> Short exercise:
The lines from the top of the material below through the line containing "const SQ = 18, CI" are to be printed exactly, with pictures omitted.

> Data extract:
[start]
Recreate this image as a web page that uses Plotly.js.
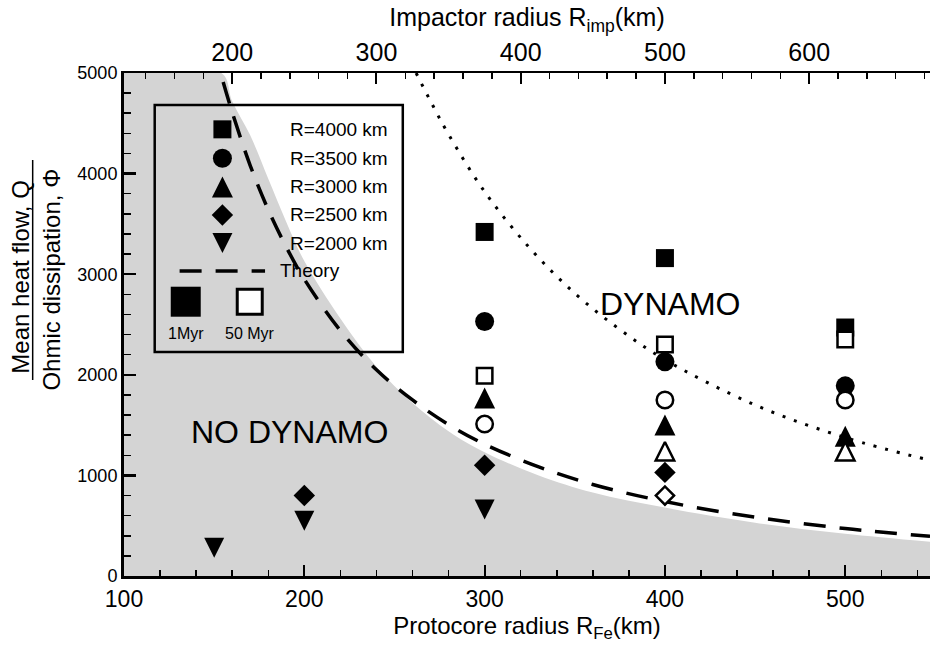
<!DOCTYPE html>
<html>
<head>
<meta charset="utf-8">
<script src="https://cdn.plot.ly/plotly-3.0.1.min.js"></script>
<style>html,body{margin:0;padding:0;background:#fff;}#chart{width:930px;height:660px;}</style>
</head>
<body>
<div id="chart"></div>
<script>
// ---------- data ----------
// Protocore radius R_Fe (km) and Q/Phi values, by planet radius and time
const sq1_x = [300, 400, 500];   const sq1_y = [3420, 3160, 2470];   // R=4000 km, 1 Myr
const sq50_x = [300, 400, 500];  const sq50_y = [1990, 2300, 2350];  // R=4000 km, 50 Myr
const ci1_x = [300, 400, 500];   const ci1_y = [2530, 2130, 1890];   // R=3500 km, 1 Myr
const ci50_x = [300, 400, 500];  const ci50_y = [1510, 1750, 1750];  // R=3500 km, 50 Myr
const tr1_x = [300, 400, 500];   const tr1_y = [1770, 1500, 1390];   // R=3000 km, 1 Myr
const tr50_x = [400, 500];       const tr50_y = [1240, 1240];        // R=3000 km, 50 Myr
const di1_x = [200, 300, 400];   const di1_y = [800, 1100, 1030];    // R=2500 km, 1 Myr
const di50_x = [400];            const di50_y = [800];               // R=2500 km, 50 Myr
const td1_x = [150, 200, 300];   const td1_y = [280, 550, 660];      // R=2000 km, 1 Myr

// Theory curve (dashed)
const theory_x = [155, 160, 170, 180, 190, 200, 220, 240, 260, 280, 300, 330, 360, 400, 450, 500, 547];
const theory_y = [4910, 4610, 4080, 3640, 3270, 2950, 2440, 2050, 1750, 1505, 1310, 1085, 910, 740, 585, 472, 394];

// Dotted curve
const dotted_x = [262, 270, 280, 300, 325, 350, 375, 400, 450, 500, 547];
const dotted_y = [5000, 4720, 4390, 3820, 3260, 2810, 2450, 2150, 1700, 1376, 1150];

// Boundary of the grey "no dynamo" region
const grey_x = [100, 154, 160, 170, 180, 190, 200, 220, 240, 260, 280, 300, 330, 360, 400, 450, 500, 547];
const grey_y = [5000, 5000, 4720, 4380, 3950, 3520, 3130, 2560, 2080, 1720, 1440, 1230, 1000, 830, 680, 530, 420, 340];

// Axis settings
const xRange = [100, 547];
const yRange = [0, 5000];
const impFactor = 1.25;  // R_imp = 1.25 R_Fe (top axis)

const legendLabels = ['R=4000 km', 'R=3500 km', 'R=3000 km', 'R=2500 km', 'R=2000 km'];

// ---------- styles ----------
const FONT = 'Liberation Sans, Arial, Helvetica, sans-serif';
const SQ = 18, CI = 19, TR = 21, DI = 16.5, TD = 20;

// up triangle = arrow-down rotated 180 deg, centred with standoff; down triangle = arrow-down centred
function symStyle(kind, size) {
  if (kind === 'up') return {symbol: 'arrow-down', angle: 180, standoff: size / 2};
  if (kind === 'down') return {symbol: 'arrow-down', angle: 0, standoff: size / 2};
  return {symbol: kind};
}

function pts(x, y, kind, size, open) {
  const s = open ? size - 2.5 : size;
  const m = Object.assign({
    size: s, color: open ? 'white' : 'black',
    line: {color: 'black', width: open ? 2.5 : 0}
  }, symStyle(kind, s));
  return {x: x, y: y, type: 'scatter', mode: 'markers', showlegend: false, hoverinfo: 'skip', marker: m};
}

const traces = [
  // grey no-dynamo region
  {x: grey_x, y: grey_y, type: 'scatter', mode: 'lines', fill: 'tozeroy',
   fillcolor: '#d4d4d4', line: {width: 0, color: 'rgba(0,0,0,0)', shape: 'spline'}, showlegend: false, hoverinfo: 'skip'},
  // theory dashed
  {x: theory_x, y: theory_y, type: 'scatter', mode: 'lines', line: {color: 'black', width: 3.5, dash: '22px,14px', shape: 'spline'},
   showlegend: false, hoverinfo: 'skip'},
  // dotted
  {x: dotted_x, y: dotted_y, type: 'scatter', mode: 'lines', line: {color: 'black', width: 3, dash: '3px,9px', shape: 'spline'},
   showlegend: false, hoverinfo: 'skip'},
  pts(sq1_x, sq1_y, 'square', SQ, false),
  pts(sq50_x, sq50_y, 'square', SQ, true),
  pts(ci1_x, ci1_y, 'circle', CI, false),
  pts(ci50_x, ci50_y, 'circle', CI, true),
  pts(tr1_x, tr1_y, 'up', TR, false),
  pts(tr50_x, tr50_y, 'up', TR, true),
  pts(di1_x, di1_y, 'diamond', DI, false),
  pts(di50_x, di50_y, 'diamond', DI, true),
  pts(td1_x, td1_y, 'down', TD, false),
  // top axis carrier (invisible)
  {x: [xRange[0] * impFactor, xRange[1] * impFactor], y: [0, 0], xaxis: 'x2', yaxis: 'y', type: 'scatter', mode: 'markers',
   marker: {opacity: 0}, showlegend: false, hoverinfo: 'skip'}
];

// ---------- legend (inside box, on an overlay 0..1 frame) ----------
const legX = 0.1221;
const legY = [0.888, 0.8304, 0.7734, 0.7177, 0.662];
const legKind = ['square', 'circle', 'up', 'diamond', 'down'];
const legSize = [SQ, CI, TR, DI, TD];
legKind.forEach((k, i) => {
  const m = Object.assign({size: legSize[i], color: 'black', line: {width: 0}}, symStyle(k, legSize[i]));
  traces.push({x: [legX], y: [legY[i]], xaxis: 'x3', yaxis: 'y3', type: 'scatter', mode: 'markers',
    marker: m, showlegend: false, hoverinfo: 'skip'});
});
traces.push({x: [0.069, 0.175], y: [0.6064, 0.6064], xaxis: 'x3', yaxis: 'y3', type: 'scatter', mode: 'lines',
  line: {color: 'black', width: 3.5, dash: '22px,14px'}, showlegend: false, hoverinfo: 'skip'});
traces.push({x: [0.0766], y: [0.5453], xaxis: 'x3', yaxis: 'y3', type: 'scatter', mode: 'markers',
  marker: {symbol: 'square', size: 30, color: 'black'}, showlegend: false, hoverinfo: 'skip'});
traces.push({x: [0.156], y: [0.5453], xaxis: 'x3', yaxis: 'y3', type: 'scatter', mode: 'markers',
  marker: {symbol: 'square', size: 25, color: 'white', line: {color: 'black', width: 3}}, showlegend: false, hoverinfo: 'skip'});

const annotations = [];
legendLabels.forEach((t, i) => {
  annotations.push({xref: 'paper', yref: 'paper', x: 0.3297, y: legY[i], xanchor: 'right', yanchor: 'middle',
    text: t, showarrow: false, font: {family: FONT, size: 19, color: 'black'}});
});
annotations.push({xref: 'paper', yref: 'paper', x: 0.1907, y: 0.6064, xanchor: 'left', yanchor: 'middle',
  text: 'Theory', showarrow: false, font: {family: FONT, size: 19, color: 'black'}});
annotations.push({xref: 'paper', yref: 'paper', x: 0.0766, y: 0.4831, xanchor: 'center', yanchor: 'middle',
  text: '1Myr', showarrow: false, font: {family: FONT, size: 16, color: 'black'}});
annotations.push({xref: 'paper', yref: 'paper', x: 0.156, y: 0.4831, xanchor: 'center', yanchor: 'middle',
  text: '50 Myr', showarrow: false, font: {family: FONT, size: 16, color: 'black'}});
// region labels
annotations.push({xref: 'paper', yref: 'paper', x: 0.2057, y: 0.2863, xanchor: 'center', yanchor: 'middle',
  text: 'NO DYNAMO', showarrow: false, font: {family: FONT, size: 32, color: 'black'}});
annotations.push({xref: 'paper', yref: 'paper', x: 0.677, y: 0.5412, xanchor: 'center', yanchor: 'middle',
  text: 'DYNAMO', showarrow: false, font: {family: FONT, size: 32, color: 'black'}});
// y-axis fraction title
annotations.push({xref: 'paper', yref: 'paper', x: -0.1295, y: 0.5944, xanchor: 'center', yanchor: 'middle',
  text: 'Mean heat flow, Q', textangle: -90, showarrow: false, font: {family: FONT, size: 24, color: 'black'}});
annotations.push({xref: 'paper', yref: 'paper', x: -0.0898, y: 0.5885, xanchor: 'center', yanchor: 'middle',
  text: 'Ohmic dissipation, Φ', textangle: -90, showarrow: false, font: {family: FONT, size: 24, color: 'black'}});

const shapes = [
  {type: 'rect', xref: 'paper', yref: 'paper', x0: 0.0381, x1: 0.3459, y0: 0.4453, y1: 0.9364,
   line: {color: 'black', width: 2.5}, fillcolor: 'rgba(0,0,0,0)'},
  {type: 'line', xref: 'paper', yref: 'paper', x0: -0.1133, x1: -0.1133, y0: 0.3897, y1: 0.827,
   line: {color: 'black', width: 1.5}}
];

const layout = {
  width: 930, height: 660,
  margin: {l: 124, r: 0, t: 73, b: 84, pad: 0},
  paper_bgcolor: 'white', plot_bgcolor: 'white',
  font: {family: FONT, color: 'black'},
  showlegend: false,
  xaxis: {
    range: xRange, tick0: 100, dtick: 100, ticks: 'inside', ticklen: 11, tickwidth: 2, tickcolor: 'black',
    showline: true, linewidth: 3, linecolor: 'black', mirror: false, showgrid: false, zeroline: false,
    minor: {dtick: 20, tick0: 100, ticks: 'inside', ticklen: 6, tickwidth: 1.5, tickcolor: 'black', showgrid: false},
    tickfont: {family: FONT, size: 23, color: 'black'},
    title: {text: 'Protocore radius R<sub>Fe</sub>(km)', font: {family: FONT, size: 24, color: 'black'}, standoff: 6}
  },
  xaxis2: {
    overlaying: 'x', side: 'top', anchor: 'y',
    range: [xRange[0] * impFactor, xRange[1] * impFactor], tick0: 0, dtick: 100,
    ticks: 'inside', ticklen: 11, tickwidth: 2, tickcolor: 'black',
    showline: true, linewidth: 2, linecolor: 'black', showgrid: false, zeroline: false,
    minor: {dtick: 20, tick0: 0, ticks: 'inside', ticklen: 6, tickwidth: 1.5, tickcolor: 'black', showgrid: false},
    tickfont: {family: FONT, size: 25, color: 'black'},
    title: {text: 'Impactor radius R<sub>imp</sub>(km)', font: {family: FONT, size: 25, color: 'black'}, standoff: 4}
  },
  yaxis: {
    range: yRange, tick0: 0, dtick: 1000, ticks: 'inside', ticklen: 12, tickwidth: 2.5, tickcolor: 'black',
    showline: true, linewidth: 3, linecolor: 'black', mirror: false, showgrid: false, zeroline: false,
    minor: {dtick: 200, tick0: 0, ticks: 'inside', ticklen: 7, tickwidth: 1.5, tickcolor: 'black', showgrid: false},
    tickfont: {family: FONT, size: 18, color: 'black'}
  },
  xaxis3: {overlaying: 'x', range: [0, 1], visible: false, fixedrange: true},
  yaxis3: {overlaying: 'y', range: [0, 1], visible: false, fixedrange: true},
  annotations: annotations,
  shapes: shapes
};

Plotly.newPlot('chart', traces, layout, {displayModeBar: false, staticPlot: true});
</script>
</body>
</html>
[end]
> Task result:
Recreate this image as a web page that uses Plotly.js.
<!DOCTYPE html>
<html>
<head>
<meta charset="utf-8">
<script src="https://cdn.plot.ly/plotly-3.0.1.min.js"></script>
<style>html,body{margin:0;padding:0;background:#fff;}#chart{width:930px;height:660px;}</style>
</head>
<body>
<div id="chart"></div>
<script>
// ---------- data ----------
// Protocore radius R_Fe (km) and Q/Phi values, by planet radius and time
const sq1_x = [300, 400, 500];   const sq1_y = [3420, 3160, 2470];   // R=4000 km, 1 Myr
const sq50_x = [300, 400, 500];  const sq50_y = [1990, 2300, 2350];  // R=4000 km, 50 Myr
const ci1_x = [300, 400, 500];   const ci1_y = [2530, 2130, 1890];   // R=3500 km, 1 Myr
const ci50_x = [300, 400, 500];  const ci50_y = [1510, 1750, 1750];  // R=3500 km, 50 Myr
const tr1_x = [300, 400, 500];   const tr1_y = [1770, 1500, 1390];   // R=3000 km, 1 Myr
const tr50_x = [400, 500];       const tr50_y = [1240, 1240];        // R=3000 km, 50 Myr
const di1_x = [200, 300, 400];   const di1_y = [800, 1100, 1030];    // R=2500 km, 1 Myr
const di50_x = [400];            const di50_y = [800];               // R=2500 km, 50 Myr
const td1_x = [150, 200, 300];   const td1_y = [280, 550, 660];      // R=2000 km, 1 Myr

// Theory curve (dashed)
const theory_x = [155, 160, 170, 180, 190, 200, 220, 240, 260, 280, 300, 330, 360, 400, 450, 500, 547];
const theory_y = [4910, 4610, 4080, 3640, 3270, 2950, 2440, 2050, 1750, 1505, 1310, 1085, 910, 740, 585, 472, 394];

// Dotted curve
const dotted_x = [262, 270, 280, 300, 325, 350, 375, 400, 450, 500, 547];
const dotted_y = [5000, 4720, 4390, 3820, 3260, 2810, 2450, 2150, 1700, 1376, 1150];

// Boundary of the grey "no dynamo" region
const grey_x = [100, 154, 160, 170, 180, 190, 200, 220, 240, 260, 280, 300, 330, 360, 400, 450, 500, 547];
const grey_y = [5000, 5000, 4720, 4380, 3950, 3520, 3130, 2560, 2080, 1720, 1440, 1230, 1000, 830, 680, 530, 420, 340];

// Axis settings
const xRange = [100, 547];
const yRange = [0, 5000];
const impFactor = 1.25;  // R_imp = 1.25 R_Fe (top axis)

const legendLabels = ['R=4000 km', 'R=3500 km', 'R=3000 km', 'R=2500 km', 'R=2000 km'];

// ---------- styles ----------
const FONT = 'Liberation Sans, Arial, Helvetica, sans-serif';
const SQ = 18, CI = 19, TR = 21, DI = 16.5, TD = 20;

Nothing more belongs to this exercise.